Sporo filtrów kabinowych ogranicza się jedynie do zatrzymywania pyłu zawieszonego PM10. To jednak zdecydowanie za mało. Warto więc zadbać o to, by miał również dodatkową warstwę węgla aktywnego, która neutralizuje szkodliwe gazy i nieprzyjemne zapachy.
Wymagania te spełnia filtr kabinowy Bosch FILTER+, który działa antyalergicznie i redukuje smog, a dzięki specjalnej warstwie antybakteryjnej nie wpuszcza do auta bakterii i wirusów oraz zapobiega rozwojowi pleśni. Warstwa ultradrobnych mikrowłókien zatrzymuje do 98 proc. wszystkich cząstek pyłu i smogu (o wielkości cząstek do 2,5 µm), a także sadzę i uciążliwe dla alergików pyłki roślin.

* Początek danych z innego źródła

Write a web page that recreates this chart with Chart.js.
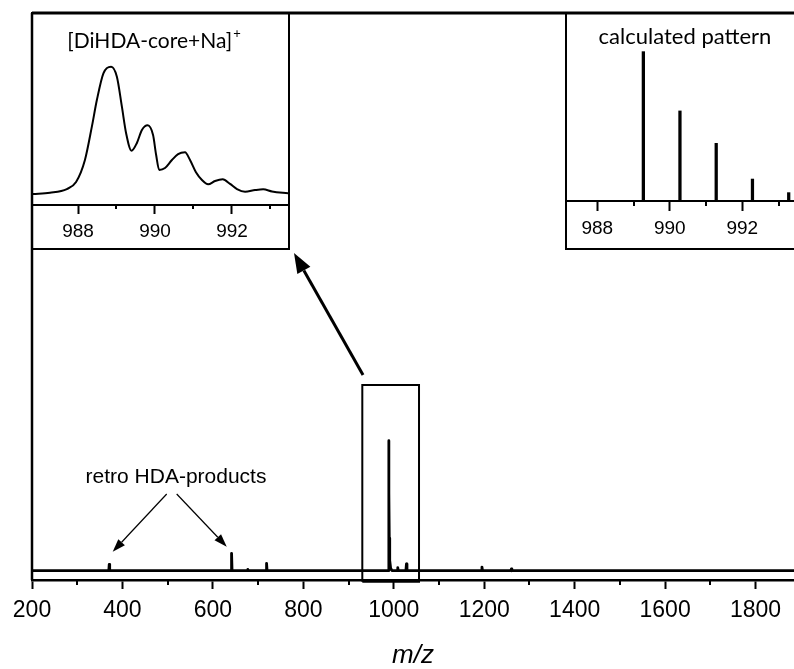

Ale nawet najlepszej jakości filtr na niewiele się zda, jeśli nie będzie regularnie wymieniany. Pamiętajmy o tym raz w roku lub, jeśli spędzamy za kółkiem sporo czasu, co 15 000 km (możemy to połączyć z serwisem olejowym). Filtr ochroni nasze zdrowie i bezpieczeństwo – zapewniając drożność wentylacji, dodatkowo zapobiegnie też nadmiernemu parowaniu szyb.
I nie traktujmy tego w kategoriach zbędnego wydatku. To inwestycja w zdrowie i bezpieczeństwo rodziny, a przecież nie ma nic cenniejszego.

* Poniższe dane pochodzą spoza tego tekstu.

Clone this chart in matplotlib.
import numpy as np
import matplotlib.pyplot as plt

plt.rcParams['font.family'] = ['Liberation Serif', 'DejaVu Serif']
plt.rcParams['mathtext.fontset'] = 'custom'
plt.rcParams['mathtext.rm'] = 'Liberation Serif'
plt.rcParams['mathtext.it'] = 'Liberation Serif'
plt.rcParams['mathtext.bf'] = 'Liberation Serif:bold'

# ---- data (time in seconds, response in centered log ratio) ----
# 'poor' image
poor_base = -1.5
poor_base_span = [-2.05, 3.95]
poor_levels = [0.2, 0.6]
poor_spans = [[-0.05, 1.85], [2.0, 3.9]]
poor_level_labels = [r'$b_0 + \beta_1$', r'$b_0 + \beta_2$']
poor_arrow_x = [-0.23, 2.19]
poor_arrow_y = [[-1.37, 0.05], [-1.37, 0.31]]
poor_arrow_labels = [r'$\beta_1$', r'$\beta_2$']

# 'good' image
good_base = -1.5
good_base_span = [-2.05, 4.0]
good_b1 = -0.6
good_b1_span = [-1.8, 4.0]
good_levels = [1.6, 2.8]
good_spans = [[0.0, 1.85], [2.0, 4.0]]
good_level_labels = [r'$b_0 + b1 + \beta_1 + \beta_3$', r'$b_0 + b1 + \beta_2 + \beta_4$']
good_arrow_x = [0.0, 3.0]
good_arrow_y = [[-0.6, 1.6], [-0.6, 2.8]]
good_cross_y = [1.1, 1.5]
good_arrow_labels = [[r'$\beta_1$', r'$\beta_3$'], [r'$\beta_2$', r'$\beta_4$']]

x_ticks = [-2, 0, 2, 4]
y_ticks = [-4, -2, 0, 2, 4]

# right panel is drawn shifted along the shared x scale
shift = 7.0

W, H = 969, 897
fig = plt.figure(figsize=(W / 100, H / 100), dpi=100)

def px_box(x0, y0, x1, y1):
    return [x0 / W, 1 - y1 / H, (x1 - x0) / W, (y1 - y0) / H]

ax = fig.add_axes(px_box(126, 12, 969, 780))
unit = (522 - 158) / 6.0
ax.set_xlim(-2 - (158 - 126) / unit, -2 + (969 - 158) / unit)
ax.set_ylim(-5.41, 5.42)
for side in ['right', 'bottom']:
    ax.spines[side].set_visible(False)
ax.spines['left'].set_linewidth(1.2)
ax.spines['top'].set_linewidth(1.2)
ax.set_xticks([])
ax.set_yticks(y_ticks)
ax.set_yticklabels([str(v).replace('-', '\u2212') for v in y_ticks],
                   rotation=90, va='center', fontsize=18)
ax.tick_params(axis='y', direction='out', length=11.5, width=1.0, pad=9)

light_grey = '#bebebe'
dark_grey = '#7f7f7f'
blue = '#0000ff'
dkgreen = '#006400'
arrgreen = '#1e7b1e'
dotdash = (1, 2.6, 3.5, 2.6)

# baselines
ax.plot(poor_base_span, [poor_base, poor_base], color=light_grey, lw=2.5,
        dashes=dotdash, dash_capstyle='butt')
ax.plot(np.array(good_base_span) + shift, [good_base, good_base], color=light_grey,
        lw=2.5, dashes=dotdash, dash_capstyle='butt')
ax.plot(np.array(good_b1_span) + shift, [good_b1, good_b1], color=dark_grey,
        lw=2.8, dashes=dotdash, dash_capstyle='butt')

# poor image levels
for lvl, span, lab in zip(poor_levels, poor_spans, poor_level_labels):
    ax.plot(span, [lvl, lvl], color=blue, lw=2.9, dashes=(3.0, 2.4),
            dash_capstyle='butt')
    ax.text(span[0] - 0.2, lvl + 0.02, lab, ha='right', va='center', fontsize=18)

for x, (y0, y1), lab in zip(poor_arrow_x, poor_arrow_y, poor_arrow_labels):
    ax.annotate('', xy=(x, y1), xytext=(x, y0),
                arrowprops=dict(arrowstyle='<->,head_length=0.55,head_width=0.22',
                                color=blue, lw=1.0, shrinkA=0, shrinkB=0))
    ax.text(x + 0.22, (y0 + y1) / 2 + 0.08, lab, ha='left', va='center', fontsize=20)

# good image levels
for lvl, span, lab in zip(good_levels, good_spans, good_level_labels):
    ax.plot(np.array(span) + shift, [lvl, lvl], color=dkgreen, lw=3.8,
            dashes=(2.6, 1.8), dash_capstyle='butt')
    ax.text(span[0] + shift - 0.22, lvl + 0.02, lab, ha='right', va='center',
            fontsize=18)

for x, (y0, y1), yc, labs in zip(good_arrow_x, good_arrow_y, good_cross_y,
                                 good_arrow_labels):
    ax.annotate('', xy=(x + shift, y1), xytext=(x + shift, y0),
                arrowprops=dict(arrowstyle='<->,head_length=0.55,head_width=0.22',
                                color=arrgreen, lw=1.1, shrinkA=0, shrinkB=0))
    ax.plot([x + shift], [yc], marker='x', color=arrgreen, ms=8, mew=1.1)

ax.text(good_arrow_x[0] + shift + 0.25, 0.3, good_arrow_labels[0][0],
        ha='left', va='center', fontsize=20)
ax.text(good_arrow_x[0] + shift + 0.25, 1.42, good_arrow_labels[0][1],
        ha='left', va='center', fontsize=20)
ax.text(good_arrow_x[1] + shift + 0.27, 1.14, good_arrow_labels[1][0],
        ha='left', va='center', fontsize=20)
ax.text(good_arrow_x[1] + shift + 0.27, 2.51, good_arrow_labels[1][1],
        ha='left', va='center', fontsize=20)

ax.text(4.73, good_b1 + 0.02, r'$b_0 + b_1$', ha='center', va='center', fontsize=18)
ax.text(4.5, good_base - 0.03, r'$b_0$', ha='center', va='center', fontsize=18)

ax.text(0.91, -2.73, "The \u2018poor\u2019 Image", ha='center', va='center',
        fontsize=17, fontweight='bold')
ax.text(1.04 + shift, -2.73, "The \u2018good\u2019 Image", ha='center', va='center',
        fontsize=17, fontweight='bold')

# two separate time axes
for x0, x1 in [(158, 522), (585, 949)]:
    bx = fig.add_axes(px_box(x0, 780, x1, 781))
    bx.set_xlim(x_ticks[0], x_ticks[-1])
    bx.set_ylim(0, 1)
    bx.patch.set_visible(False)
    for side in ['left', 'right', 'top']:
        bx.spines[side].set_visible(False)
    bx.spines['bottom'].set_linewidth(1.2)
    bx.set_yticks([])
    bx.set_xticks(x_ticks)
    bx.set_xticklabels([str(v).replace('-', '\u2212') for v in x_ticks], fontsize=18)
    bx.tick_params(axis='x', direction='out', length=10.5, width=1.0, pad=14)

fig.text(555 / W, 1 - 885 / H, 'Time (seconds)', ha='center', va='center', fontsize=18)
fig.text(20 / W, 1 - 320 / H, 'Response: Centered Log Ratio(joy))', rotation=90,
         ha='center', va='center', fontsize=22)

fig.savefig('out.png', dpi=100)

O tym również warto pamiętać!
· Dbaj o porządek w samochodzie. Regularnie usuwaj kurz, również z trudno dostępnych miejsc. Odkurzaj też siedzenia, które mogą być siedliskiem roztoczy.
· Im mniej chemii, tym lepiej. Niektóre detergenty do sprzątania wnętrz samochodu może i ładnie pachną, ale mogą negatywnie wpływać na nasze zdrowie.
· Ogranicz stosowanie odświeżaczy powietrza, zwłaszcza tych montowanych do kratek nawiewu, których składniki mogą podrażniać drogi oddechowe.
· Nigdy nie pal w samochodzie i nie pozwalaj na to pasażerom. Dym tytoniowy wnika w materiał samochodowej tapicerki. Nawet opuszczona szyba i ręka wystawiona na zewnątrz w niczym tu nie pomogą.
· Stojąc w korku lub jadąc przez centrum miasta, zamknij szyby i obieg w samochodzie.
· Rozważnie korzystaj z klimatyzacji i pamiętaj, aby przynajmniej raz w roku udać się do warsztatu na jej przegląd i czyszczenie.Przed jazdą samochodem, zwłaszcza długą podróżą w upalny dzień, dobrze przewietrz auto.
[1] _Kowalska F., Zanieczyszczenie powietrza istotnym zagrożeniem dla zdrowia mieszkańców polskich miast. Refleksje. Pismo Naukowe Studentów i Doktorantów WNPiD UAM 2020, (21), 71–84.